Lotta alla povertà, dati in diminuzione
La lotta alla povertà è uno di quei argomenti che tornano alla ribalta saltuariamente, ed è di questi giorni la notizia che negli ultimi 25 anni le persone che sopravvivono con meno di due dollari al giorno sono la metà e che, una buona notizia, continueranno a scendere nei prossimi anni. Se i dati fanno ben sperare è anche vero che una soluzione del problema è ancora ben lungi dall’essere trovata visto l’avvicinarsi del 2030, anno in cui la povertà estrema si dovrebbe eradicare, ma per farlo bisogna occuparsi degli Stati fragili.
Le proiezioni indicano che oltre 400milioni di persone, nel 2030, vivranno ancora in estrema povertà, la maggior parte di questi Stati sono principalmente concentrati geograficamente nell’Africa Subsahariana con una percentuale dell’85% e di cui il 40% in Nigeria e nella Repubblica Democratica del Congo. Si può definire quindi uno Stato fragile quando è totalmente o parzialmente assente un contratto sociale tra la popolazione e le autorità, dove manca un minimo assetto istituzionale legittimo e dove è del tutto impossibile implementare le politiche sociali come sanità ed educazione.

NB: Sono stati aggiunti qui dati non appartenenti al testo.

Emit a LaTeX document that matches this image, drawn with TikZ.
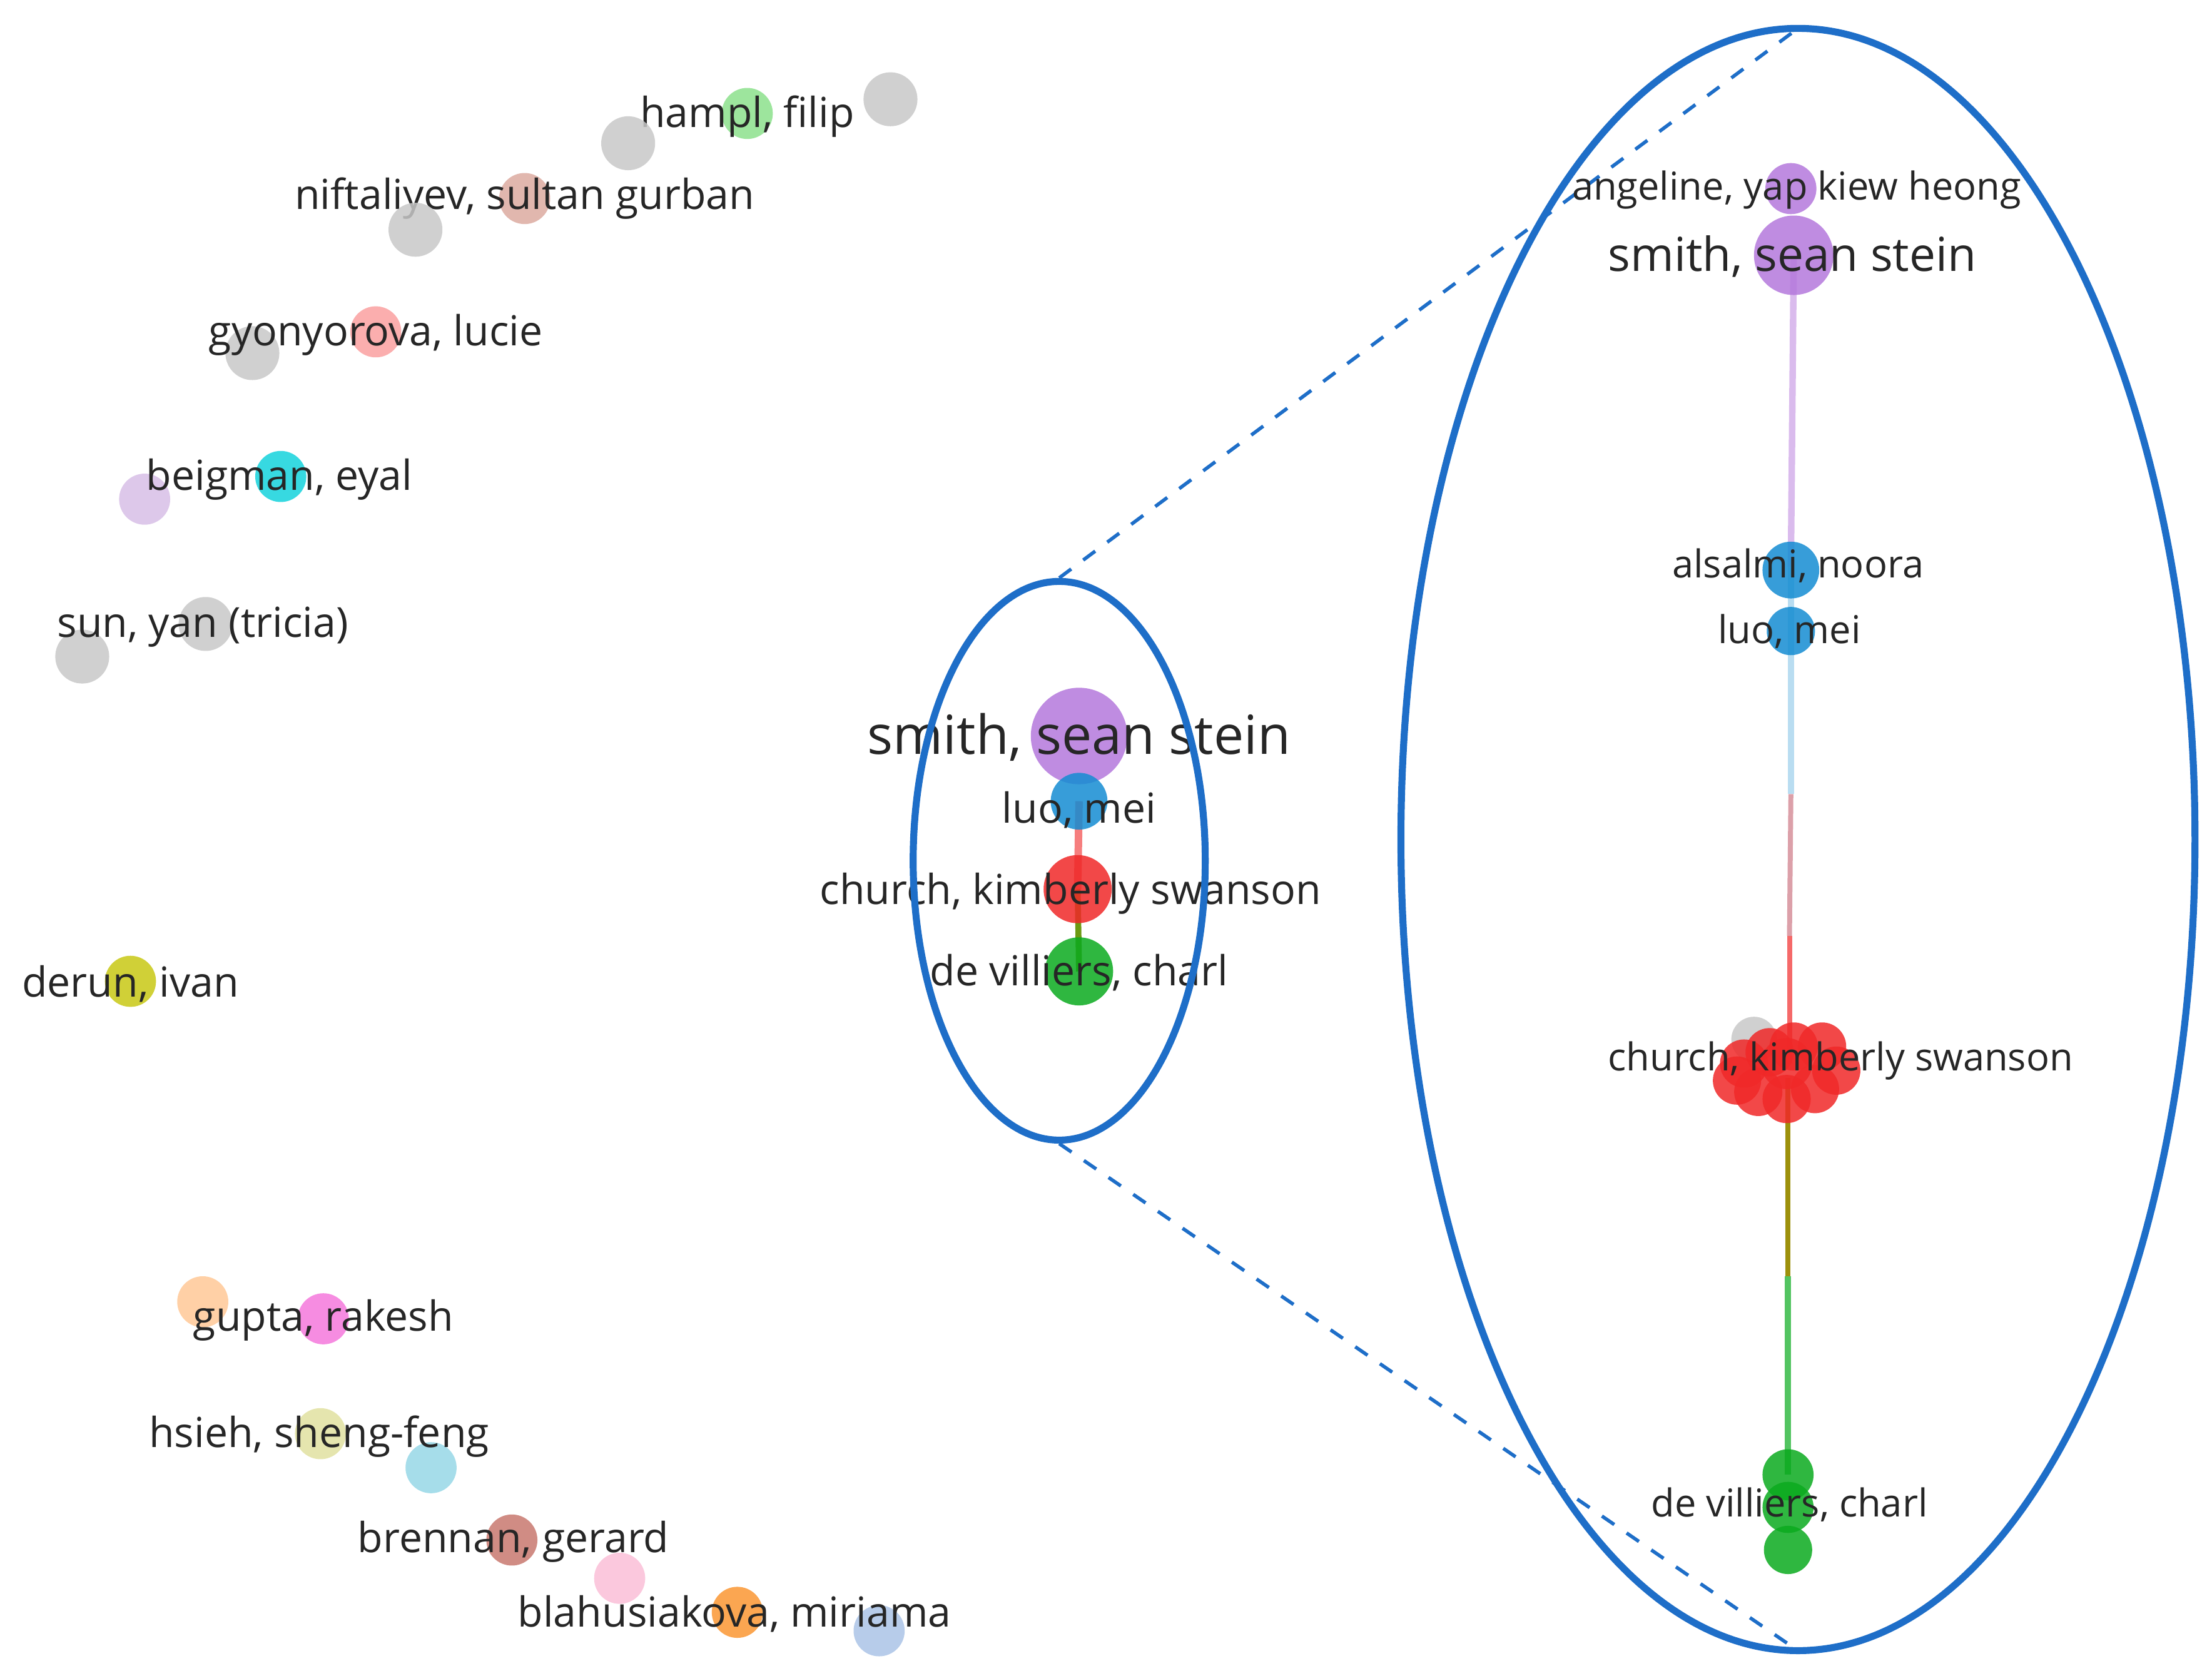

I 25 anni in questione non devono sembrare un arco di tempo ampio, ma nella visione geopolitica si tratta di un tempo molto ristretto ed è qui che la notizia positiva va cercata visto che l’umanità ha compiuto un balzo in avanti che ha riguardato soprattutto lo sviluppo umano che si è avuto dal 1990 al 2015, frazione temporale nella quale il numero di persone che vivono con meno di due dollari al giorno si è dimezzato passando da due miliardi a circa 700milioni. Attenzione, si parla di un numero ancora incredibilmente alto ed inaccettabile, ma è innegabile che una qualche forma di progresso sia avvenuto visto e considerato che negli anni ’80 la percentuale, che adesso è il 10% della popolazione, riguardava il 40% della popolazione globale.
Eppure la data messa in agenda dalle Nazioni Unite, il 2030, sembra una vision più che una mission e questo obbiettivo sembra proibitivo se non vi saranno significative correzioni di rotta e già nel 2011 la comunità internazionale aveva sottoscritto un “new deal” che è rimasto lettera morta per mancanza di volontà politica, visto e considerato che Stati Uniti ed Unione Europa non hanno alcun interesse a portare avanti tali politiche.
Sarà importante quindi, in vista del 2030, portare avanti almeno tre questioni principali come l’allineamento della politica diplomatica, di difesa e dello sviluppo che è il punto caldo dove il “new deal” ha fallito. Un recente studio congiunto dell’Onu e della Banca Mondiale ha quantificato tra i 5 e i 70 miliardi di dollari il risparmio garantito da efficaci misure preventive per evitare crisi e promuovere la pace. Questi soldi potrebbero poi essere investiti in settori chiave come la sanità e la spesa sociale.
Partendo dal presupposto che non sarà mai possibile conoscere appieno il Paese dove si interviene, sappiamo che un approccio “dall’alto” non ha funzionato in passato e difficilmente potrà farlo in futuro. Successi duraturi saranno possibili solo con un coinvolgimento totale fra gli attori locali e le istituzioni internazionali. Tutti gli interventi dovranno essere adattati al contesto locale e strutturati per rispondere ai bisogni reali della popolazione.